# Two questions please



## Hoganflagle (Sep 21, 2019)

I will be setting up my two lane lock and joiner track on a 4X8 plywood. I plan on running a track around the board perimeter with an inner loop incorporated. Sorry don't have exact length yet as still in cleaning/planning. I have two functioning 18 VDC power packs available to use. Would it be ok to dedicate each power pack to an individual lane or should I just link both lanes to one power pack once I get my 4 terminal track section?

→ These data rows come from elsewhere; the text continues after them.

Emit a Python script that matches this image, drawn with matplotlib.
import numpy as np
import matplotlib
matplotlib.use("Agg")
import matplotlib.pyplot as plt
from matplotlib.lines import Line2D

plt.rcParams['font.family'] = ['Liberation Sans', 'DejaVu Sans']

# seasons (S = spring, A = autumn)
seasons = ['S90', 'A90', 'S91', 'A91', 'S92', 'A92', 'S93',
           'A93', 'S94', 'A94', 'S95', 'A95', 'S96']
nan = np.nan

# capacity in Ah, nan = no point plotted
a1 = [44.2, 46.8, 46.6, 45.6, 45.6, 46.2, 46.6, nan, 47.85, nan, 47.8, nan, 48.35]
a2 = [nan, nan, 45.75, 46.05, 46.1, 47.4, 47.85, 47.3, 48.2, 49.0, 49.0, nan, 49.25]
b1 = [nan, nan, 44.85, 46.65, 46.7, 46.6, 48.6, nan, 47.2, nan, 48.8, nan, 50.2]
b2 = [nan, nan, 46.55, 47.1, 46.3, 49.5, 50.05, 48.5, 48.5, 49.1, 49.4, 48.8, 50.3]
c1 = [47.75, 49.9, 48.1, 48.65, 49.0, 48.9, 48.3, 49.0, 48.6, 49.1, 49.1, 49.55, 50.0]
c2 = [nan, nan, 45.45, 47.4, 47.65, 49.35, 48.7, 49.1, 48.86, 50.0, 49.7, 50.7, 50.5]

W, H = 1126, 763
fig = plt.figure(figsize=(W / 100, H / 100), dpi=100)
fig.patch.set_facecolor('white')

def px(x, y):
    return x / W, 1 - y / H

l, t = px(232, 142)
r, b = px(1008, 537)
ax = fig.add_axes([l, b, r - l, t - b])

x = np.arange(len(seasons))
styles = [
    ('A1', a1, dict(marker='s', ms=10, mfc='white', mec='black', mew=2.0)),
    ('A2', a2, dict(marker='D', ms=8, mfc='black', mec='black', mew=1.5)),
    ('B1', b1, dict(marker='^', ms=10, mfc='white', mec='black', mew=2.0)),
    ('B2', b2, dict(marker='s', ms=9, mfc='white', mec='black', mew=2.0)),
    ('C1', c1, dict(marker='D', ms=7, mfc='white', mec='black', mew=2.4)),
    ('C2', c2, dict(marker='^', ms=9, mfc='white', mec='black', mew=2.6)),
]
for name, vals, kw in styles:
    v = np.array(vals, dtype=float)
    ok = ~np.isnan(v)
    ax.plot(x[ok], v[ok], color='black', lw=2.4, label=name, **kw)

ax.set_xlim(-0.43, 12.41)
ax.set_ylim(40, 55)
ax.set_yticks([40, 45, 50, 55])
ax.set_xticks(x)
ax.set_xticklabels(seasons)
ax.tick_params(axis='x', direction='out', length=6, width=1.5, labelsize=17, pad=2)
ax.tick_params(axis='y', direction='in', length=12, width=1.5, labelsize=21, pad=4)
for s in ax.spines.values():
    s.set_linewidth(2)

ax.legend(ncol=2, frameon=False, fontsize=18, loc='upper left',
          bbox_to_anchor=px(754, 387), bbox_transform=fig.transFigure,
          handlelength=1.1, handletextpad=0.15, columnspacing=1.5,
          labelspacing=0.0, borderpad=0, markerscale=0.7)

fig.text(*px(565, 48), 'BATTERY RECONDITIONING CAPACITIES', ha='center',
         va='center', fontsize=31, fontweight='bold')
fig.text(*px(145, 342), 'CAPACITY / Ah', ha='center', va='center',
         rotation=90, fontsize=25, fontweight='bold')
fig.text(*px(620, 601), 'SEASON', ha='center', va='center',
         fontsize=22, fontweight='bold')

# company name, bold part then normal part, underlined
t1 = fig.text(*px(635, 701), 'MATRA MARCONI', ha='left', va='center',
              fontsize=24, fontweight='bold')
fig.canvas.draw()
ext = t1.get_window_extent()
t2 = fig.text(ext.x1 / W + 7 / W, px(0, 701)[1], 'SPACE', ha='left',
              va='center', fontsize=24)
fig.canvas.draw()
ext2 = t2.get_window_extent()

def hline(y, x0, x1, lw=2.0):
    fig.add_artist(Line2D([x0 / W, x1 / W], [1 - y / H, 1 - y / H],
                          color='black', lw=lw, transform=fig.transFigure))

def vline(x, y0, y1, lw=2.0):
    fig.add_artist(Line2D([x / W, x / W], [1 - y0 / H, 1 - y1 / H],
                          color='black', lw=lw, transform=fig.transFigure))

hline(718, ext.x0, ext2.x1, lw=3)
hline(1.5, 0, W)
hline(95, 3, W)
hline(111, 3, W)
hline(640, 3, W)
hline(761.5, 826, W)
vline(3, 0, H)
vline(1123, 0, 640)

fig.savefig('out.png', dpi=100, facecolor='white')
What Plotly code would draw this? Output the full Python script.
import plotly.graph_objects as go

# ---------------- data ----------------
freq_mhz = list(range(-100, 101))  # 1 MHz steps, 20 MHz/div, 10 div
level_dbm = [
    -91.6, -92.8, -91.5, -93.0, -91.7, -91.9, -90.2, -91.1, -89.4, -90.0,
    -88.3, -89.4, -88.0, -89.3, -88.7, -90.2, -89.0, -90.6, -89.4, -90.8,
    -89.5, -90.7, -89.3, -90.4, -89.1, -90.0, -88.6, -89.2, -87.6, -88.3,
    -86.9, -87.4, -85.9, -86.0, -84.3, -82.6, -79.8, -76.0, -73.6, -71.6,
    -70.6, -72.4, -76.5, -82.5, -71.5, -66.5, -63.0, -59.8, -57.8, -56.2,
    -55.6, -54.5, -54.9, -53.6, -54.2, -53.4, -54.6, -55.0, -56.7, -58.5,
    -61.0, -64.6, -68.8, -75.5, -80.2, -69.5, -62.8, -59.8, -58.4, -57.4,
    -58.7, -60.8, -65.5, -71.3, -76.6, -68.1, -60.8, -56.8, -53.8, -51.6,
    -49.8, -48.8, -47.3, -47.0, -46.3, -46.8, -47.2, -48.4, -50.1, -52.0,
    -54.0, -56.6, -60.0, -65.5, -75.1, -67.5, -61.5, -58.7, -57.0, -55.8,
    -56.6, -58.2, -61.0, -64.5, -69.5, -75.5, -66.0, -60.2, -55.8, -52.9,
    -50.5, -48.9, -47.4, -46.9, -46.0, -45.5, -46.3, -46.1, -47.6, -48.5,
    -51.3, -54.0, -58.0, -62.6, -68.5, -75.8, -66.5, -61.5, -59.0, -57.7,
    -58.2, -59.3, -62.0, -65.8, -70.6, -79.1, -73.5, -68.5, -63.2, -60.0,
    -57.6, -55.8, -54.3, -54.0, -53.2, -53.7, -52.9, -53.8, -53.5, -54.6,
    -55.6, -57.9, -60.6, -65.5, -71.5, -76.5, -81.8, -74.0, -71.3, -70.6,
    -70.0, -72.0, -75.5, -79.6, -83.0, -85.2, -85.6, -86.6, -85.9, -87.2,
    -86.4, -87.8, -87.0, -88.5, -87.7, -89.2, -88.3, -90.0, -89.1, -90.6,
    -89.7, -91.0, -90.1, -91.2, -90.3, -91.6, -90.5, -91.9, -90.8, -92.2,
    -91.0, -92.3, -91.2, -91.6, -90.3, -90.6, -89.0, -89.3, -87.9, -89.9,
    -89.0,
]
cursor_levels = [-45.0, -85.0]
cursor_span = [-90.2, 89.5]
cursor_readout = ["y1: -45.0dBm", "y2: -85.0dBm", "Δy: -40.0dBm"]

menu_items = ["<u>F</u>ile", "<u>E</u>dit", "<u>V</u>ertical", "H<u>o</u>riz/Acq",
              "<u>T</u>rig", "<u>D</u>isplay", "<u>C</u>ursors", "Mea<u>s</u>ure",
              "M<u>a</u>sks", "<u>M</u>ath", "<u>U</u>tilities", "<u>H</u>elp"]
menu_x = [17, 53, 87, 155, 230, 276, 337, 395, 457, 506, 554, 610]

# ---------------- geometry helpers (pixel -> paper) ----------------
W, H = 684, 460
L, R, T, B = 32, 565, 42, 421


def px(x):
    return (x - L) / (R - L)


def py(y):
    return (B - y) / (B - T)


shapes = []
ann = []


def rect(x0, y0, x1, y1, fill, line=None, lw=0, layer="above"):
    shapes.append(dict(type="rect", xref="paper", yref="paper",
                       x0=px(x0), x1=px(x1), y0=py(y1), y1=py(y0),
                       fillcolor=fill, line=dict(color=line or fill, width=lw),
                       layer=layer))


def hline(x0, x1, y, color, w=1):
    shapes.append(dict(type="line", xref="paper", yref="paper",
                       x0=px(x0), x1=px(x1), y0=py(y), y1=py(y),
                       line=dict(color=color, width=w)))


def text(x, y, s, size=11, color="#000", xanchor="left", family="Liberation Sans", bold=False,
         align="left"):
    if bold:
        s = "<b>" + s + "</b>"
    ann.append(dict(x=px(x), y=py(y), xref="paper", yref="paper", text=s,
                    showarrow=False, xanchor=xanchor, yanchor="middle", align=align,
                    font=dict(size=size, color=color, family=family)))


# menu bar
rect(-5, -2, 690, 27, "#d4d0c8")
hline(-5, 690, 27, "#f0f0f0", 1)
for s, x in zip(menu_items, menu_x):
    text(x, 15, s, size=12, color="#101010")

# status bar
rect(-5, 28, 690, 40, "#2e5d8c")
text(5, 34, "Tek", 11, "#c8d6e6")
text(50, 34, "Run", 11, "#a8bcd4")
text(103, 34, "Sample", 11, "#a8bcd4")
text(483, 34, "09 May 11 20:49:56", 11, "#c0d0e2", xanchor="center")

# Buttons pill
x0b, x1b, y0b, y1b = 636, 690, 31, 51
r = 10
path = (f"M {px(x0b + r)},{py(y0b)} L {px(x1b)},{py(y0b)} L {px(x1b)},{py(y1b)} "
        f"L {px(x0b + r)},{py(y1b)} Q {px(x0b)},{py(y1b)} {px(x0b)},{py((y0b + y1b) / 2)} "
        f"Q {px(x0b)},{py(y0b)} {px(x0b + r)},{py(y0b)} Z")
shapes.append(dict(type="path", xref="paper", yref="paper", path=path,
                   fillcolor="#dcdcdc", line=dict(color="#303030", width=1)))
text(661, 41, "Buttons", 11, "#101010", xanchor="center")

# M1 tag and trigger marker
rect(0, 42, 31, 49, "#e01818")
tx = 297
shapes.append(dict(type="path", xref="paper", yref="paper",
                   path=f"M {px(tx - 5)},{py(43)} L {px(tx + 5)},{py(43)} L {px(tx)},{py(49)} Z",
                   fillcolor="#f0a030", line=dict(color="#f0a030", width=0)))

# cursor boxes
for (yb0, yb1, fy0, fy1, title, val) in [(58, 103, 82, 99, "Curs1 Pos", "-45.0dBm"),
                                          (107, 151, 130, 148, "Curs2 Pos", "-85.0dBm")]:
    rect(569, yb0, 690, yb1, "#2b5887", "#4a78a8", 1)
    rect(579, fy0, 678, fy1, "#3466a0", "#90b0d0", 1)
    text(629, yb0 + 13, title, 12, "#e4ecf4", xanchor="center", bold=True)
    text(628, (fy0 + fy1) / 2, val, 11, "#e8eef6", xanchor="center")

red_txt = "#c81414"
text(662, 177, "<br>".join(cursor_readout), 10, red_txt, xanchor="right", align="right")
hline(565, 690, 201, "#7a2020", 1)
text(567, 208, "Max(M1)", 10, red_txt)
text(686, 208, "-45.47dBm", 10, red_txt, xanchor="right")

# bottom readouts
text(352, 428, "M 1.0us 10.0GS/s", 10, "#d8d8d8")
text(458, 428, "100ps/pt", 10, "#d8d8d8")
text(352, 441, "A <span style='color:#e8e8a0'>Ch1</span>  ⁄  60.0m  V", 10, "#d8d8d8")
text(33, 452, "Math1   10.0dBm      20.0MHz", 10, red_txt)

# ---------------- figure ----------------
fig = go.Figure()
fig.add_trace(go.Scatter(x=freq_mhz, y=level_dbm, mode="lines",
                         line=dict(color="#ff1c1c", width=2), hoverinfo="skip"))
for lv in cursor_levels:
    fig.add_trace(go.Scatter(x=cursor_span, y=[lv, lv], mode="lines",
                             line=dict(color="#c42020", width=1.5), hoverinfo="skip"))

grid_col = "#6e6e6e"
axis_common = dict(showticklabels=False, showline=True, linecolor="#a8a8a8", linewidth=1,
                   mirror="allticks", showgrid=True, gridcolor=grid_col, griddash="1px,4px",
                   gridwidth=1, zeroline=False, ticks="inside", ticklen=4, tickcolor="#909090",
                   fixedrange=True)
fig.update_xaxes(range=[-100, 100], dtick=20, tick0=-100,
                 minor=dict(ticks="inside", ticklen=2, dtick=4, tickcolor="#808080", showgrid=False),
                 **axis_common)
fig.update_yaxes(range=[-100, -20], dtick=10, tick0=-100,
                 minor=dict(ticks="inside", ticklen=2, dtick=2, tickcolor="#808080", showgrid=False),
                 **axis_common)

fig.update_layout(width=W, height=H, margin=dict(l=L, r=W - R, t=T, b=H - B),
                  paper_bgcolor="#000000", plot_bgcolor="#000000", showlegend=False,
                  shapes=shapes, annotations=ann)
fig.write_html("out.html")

Second question is right now I have Ebay and SlotCarcentral as possible sources for parts. If permissible, any recommendations as to other sources I can use? I seem to be having a hard time finding a clamp that holds a top gear plate onto the chasis of one of my Aurora T Jet cars. Thanks


----------



## alpink (Aug 22, 2010)

PM me your mailing addy and I'll send you a gear plate clamp.
yes, you can use separate power packs for each lane.


----------



## Hoganflagle (Sep 21, 2019)

Thanks!


----------



## Rich Dumas (Sep 3, 2008)

JAG Hobbies has T-Jet parts, other suppliers are listed at the end of this article: https://drive.google.com/file/d/1msYjFT2HVbaSxNC5g_QhEwM8cjBHyDNf/view?usp=sharing Note that there are clickable links included in the article. Johnny Lightning/Auto World and T-Dash gear plate clamps will also fit.
There is a more basic article on T-Jets here: https://drive.google.com/file/d/0BzLR42NthGeCcWZOTGZxYl9FZkU/view?usp=sharing


----------